Ask any Lisboeta (someone from Lisbon) about Pastelaria Versailles and they’ll know it. Housed in an old building on one of Lisbon’s main streets, Avenida da República, this patisserie is a classic. If cafés were people, Versailles would hang out with A Brasileira and the Confeitaria Nacional (this last one being my all-time favorite). While there are plenty of cool, trendy cafés and patisseries in town where you can enjoy delicious sweets, these three “old ladies” have stood the test of time for a reason.
You’ll open the heavy Art Nouveau-style doors (even though Versailles actually only dates back to 1922) and the first thing you’ll notice is the noise. Personally, I love it. It invokes in my mind the image of a Lisbon I never knew: the hustle and bustle of businessmen who wore hats and discussed politics, ladies who sat together in long skirts for tea and conversation, all the while streetcars going up and down the street. The mirrored walls, intricate ceilings and feature clock transport me back in time.
When you walk in, you find people standing at the counter drinking their bicas (an espresso), possibly with a pastel de nata or some other pastry, on their own or talking to a friend. You come to Versailles for the food. I really enjoyed one of the salads but my favorite was the cordon bleu. Oh, and I devoured the delicious creamed spinach (esparregado is a common side at Portuguese restaurants). I got some meat croquettes to take away (to share, of course) and they did not disappoint – some of the best croquettes I’ve had in a while.Onto pastries: their pastry counter, which runs along a significant portion of the restaurant, makes deciding what to eat a lot trickier than it should be (when it comes to food, I dread difficult decisions). How are you supposed to choose between croissants, madeleines, fruit tarts, creamy doughnuts, coffee-flavored puff pastries, merengue, almond and egg doces conventuais and a large assortment of cookies? Oh, did I mention they also do cake? I personally like the red fruit mousse and the strawberry-jam filled butter cookies (bolacha inglesa) but I haven’t even come close to trying all their sweeties. Yes, it did take me five minutes anxiously walking back and forth, asking the poor assistant questions and pointing at which ones I wanted in my take-away box. In my defense, it was a big decision; I couldn’t be rushed!

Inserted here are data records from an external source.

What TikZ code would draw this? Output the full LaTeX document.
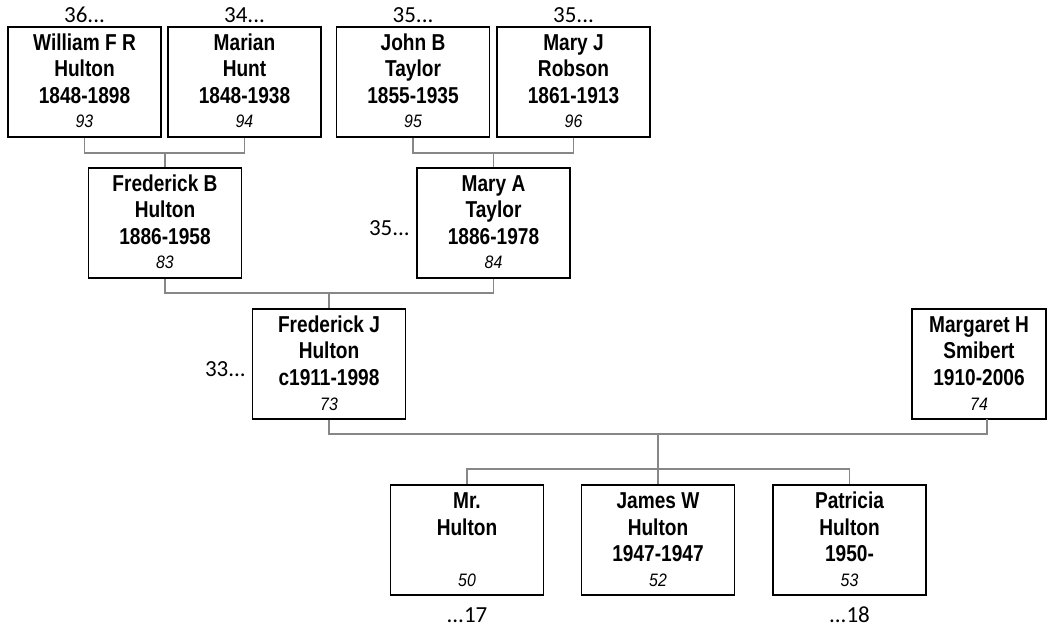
\documentclass[tikz,border=0pt]{standalone}
\usepackage{fontspec}
\setmainfont{Liberation Sans}
\newfontfamily\namefont[FakeStretch=0.83]{Liberation Sans}
\newfontfamily\numfont[FakeStretch=0.88]{Liberation Sans}
\newfontfamily\labfont{Carlito}
\tikzset{
  pbox/.style={draw=black, line width=1.8pt, minimum width=153pt, minimum height=110pt, inner sep=0pt, fill=white},
  nametext/.style={anchor=base, inner sep=0pt, font=\namefont\bfseries\fontsize{23}{26}\selectfont},
  numtext/.style={anchor=base, inner sep=0pt, font=\numfont\itshape\fontsize{18}{20}\selectfont},
  lab/.style={inner sep=0pt, font=\labfont\fontsize{23}{26}\selectfont},
  conn/.style={draw=black!47, line width=1.8pt}
}
\newcommand\personbox[8]{%
  \node[pbox,#1] (#2) at (#3,#4) {};
  \node[nametext] (#2-a) at (#3,#4-31.5) {#5};
  \node[nametext] (#2-b) at (#3,#4-5) {#6};
  \node[nametext] (#2-c) at (#3,#4+21.5) {#7};
  \node[numtext] (#2-n) at (#3,#4+46) {#8};
}
\begin{document}
\begin{tikzpicture}[x=1pt,y=-1pt]
\useasboundingbox (0,0) rectangle (1053,628);
\personbox{}{william}{84.5}{82}{William F R}{Hulton}{1848-1898}{93}
\personbox{}{marian}{244.5}{82}{Marian}{Hunt}{1848-1938}{94}
\personbox{}{john}{413}{82}{John B}{Taylor}{1855-1935}{95}
\personbox{}{maryj}{573.5}{82}{Mary J}{Robson}{1861-1913}{96}
\personbox{}{fredb}{165}{223}{Frederick B}{Hulton}{1886-1958}{83}
\personbox{}{marya}{493.5}{223}{Mary A}{Taylor}{1886-1978}{84}
\personbox{}{fredj}{329}{364}{Frederick J}{Hulton}{c1911-1998}{73}
\personbox{minimum width=134pt}{margaret}{979}{364}{Margaret H}{Smibert}{1910-2006}{74}
\personbox{}{mr}{467}{540}{Mr.}{Hulton}{}{50}
\personbox{}{james}{658}{540}{James W}{Hulton}{1947-1947}{52}
\personbox{}{patricia}{849.5}{540}{Patricia}{Hulton}{1950-}{53}
% labels
\node[lab, anchor=base] (l36) at (84.5,23) {36...};
\node[lab, anchor=base] (l34) at (244.5,23) {34...};
\node[lab, anchor=base] (l35a) at (413,23) {35...};
\node[lab, anchor=base] (l35b) at (573.5,23) {35...};
\node[lab, anchor=base east] (l35c) at (410,236) {35...};
\node[lab, anchor=base east] (l33) at (246,377) {33...};
\node[lab, anchor=base] (l17) at (467,622) {...17};
\node[lab, anchor=base] (l18) at (849.5,622) {...18};
% junctions
\coordinate (j1) at (165,153);
\coordinate (j2) at (493.5,153);
\coordinate (j3) at (329,293);
\coordinate (j4) at (658,434);
\coordinate (j5) at (658,469);
\coordinate (mgs) at (987,419);
% connectors
\draw[conn] (william.south) |- (j1) -| (marian.south);
\draw[conn] (j1) -- (fredb.north);
\draw[conn] (john.south) |- (j2) -| (maryj.south);
\draw[conn] (j2) -- (marya.north);
\draw[conn] (fredb.south) |- (j3) -| (marya.south);
\draw[conn] (j3) -- (fredj.north);
\draw[conn] (fredj.south) |- (j4) -| (mgs);
\draw[conn] (j4) -- (j5);
\draw[conn] (mr.north) |- (j5) -| (patricia.north);
\draw[conn] (j5) -- (james.north);
\end{tikzpicture}
\end{document}
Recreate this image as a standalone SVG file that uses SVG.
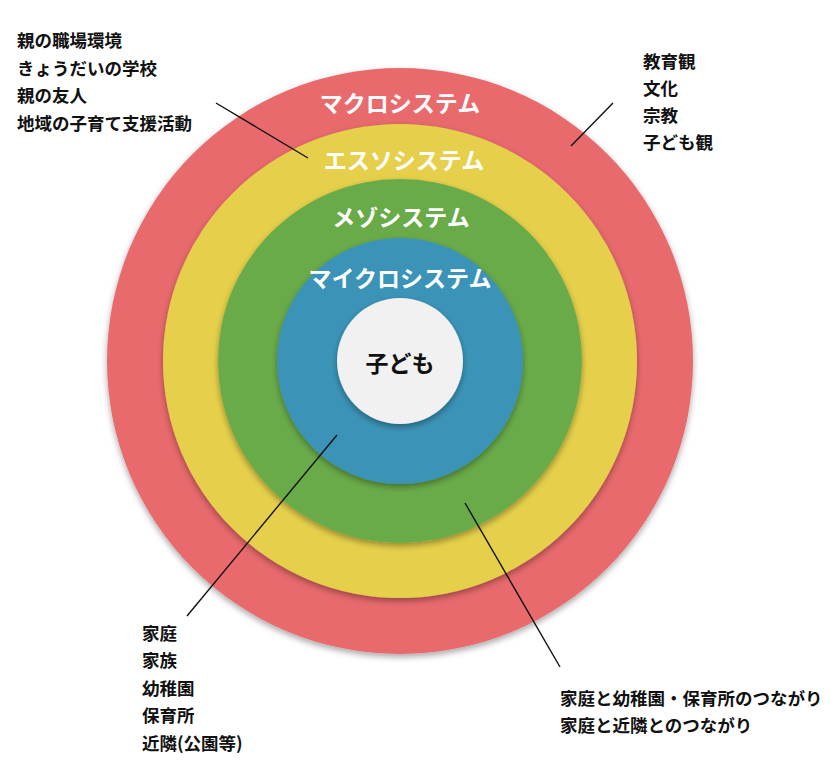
<svg xmlns="http://www.w3.org/2000/svg" width="840" height="771" viewBox="0 0 840 771">
  <style>
    .ring { filter: url(#shadow); }
    .rl { font-family: "Noto Sans CJK JP", "Noto Sans", sans-serif; font-weight: bold; font-size: 23px; fill: #ffffff; text-anchor: middle; }
    .cl { font-family: "Noto Sans CJK JP", "Noto Sans", sans-serif; font-weight: bold; font-size: 23px; fill: #111111; text-anchor: middle; }
    .lab { font-family: "Noto Sans CJK JP", "Noto Sans", sans-serif; font-weight: bold; font-size: 17.5px; fill: #111111; }
    .conn line { stroke: #111111; stroke-width: 1.4; }
  </style>
  <defs>
    <filter id="shadow" x="-10%" y="-10%" width="120%" height="125%">
      <feDropShadow dx="0" dy="3" stdDeviation="3" flood-color="#000000" flood-opacity="0.35"/>
    </filter>
  </defs>
  <rect width="840" height="771" fill="#ffffff"/>

  <g id="macro">
    <circle class="ring" cx="400" cy="361" r="293" fill="#E86A6D"/>
    <text class="rl" x="400" y="112">マクロシステム</text>
  </g>
  <g id="exo">
    <circle class="ring" cx="400" cy="361" r="237" fill="#E6D04B"/>
    <text class="rl" x="404" y="169">エスソシステム</text>
  </g>
  <g id="meso">
    <circle class="ring" cx="400" cy="361" r="182" fill="#6BAB48"/>
    <text class="rl" x="401" y="226">メゾシステム</text>
  </g>
  <g id="micro">
    <circle class="ring" cx="400" cy="361" r="123" fill="#3A94B7"/>
    <text class="rl" x="400" y="287">マイクロシステム</text>
  </g>
  <g id="child">
    <circle class="ring" cx="400" cy="361" r="63" fill="#F1F1F1"/>
    <text class="cl" x="400" y="372">子ども</text>
  </g>

  <g id="connectors" class="conn">
    <line x1="216" y1="103" x2="308" y2="158"/>
    <line x1="613" y1="103" x2="571" y2="146"/>
    <line x1="337" y1="435" x2="187" y2="616"/>
    <line x1="465" y1="503" x2="560" y2="667"/>
  </g>

  <g id="label-exo">
    <text class="lab" x="17" y="47">親の職場環境</text>
    <text class="lab" x="17" y="75">きょうだいの学校</text>
    <text class="lab" x="17" y="102">親の友人</text>
    <text class="lab" x="17" y="130">地域の子育て支援活動</text>
  </g>
  <g id="label-macro">
    <text class="lab" x="643" y="68">教育観</text>
    <text class="lab" x="643" y="95">文化</text>
    <text class="lab" x="643" y="122">宗教</text>
    <text class="lab" x="643" y="149">子ども観</text>
  </g>
  <g id="label-micro">
    <text class="lab" x="142" y="640">家庭</text>
    <text class="lab" x="142" y="667">家族</text>
    <text class="lab" x="142" y="695">幼稚園</text>
    <text class="lab" x="142" y="722">保育所</text>
    <text class="lab" x="142" y="750">近隣(公園等)</text>
  </g>
  <g id="label-meso">
    <text class="lab" x="560" y="705">家庭と幼稚園・保育所のつながり</text>
    <text class="lab" x="560" y="732">家庭と近隣とのつながり</text>
  </g>
</svg>
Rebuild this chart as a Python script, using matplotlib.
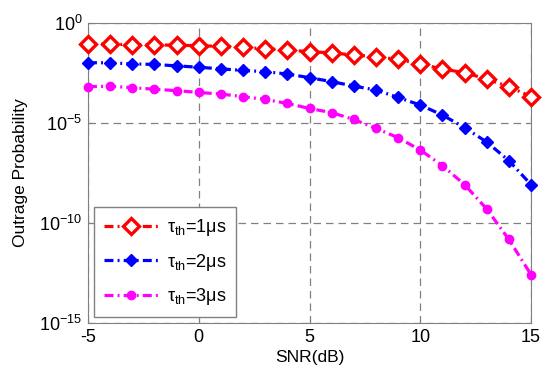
import matplotlib
matplotlib.use("Agg")
import matplotlib.pyplot as plt
import numpy as np

snr = list(range(-5, 16))
log_tau1 = [-1.05, -1.06, -1.08, -1.09, -1.11, -1.13, -1.17, -1.22, -1.28, -1.35, -1.43,
            -1.49, -1.60, -1.68, -1.82, -2.05, -2.30, -2.48, -2.80, -3.18, -3.68]
log_tau2 = [-1.98, -1.99, -2.04, -2.07, -2.14, -2.21, -2.29, -2.37, -2.43, -2.55, -2.73,
            -2.93, -3.15, -3.35, -3.72, -4.10, -4.60, -5.23, -5.95, -6.88, -8.08]
log_tau3 = [-3.18, -3.16, -3.23, -3.31, -3.38, -3.47, -3.55, -3.68, -3.82, -4.02, -4.27,
            -4.48, -4.82, -5.27, -5.73, -6.35, -7.13, -8.08, -9.30, -10.82, -12.58]
labels = [r'$\tau_{th}$=1$\mu$s', r'$\tau_{th}$=2$\mu$s', r'$\tau_{th}$=3$\mu$s']
yticks = [1e0, 1e-5, 1e-10, 1e-15]
xticks = [-5, 0, 5, 10, 15]

plt.rcParams['font.family'] = ['Liberation Sans', 'DejaVu Sans']
plt.rcParams['mathtext.fontset'] = 'custom'
plt.rcParams['mathtext.rm'] = 'Liberation Sans'
plt.rcParams['mathtext.it'] = 'Liberation Sans'
plt.rcParams['mathtext.default'] = 'regular'
plt.rcParams['axes.unicode_minus'] = False

fig = plt.figure(figsize=(5.5, 3.78), dpi=100)
ax = fig.add_axes([0.16, 0.1455, 0.8055, 0.7935])

y1 = 10 ** np.array(log_tau1)
y2 = 10 ** np.array(log_tau2)
y3 = 10 ** np.array(log_tau3)

dd = (0, (2.8, 1.3, 0.6, 1.3))
ax.plot(snr, y1, color='red', linestyle=dd, linewidth=2.3, marker='D',
        markersize=8.5, markerfacecolor='white', markeredgecolor='red', markeredgewidth=2.4,
        label=labels[0], clip_on=False, zorder=3)
ax.plot(snr, y2, color='blue', linestyle=dd, linewidth=2.3, marker='D',
        markersize=6.5, markerfacecolor='blue', markeredgecolor='blue', label=labels[1],
        clip_on=False, zorder=3)
ax.plot(snr, y3, color='magenta', linestyle=dd, linewidth=2.3, marker='o',
        markersize=6, markerfacecolor='magenta', markeredgecolor='magenta', label=labels[2],
        clip_on=False, zorder=3)

ax.set_yscale('log')
ax.set_xlim(-5, 15)
ax.set_ylim(1e-15, 1e0)
ax.set_xticks(xticks)
ax.set_yticks(yticks)
ax.set_yticks([], minor=True)
ax.tick_params(direction='in', length=3, labelsize=13, colors='#808080', labelcolor='black',
               pad=4)
for s in ax.spines.values():
    s.set_color('#808080')
ax.grid(True, which='major', color='#808080', linestyle=(0, (6, 4)), linewidth=0.9)

ax.set_xlabel('SNR(dB)', fontsize=12.5, labelpad=3)
ax.set_ylabel('Outrage Probability', fontsize=12.5)
ax.yaxis.set_label_coords(-0.135, 0.503)

leg = ax.legend(loc='lower left', bbox_to_anchor=(0.013, 0.02), borderaxespad=0,
                fontsize=13, fancybox=False, framealpha=1, edgecolor='#808080',
                handlelength=3.0, labelspacing=0.75, borderpad=0.55, handletextpad=0.5)
leg.get_frame().set_linewidth(1.0)

fig.savefig('out.png', dpi=100)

Not staying in Lisbon all that long and don’t have time to try Pastelaria Versailles? Well, you’re in luck: last time I flew out of Lisbon, I noticed a new Versailles had opened up at the airport! That particular location focused more on sandwiches and ready-to-eat foods than the original one (understandably, given the nature of airports). However, it did have a sit-down area with gorgeous decor reminiscent of the restaurant for you to enjoy slow, hot food. If you’re the kind of person who likes to take their time at airports, this is a great meal opportunity for you. It doesn’t feel like you’re in an airport at all! It’s an ideal way to say goodbye to a beautiful city. Bon apetit!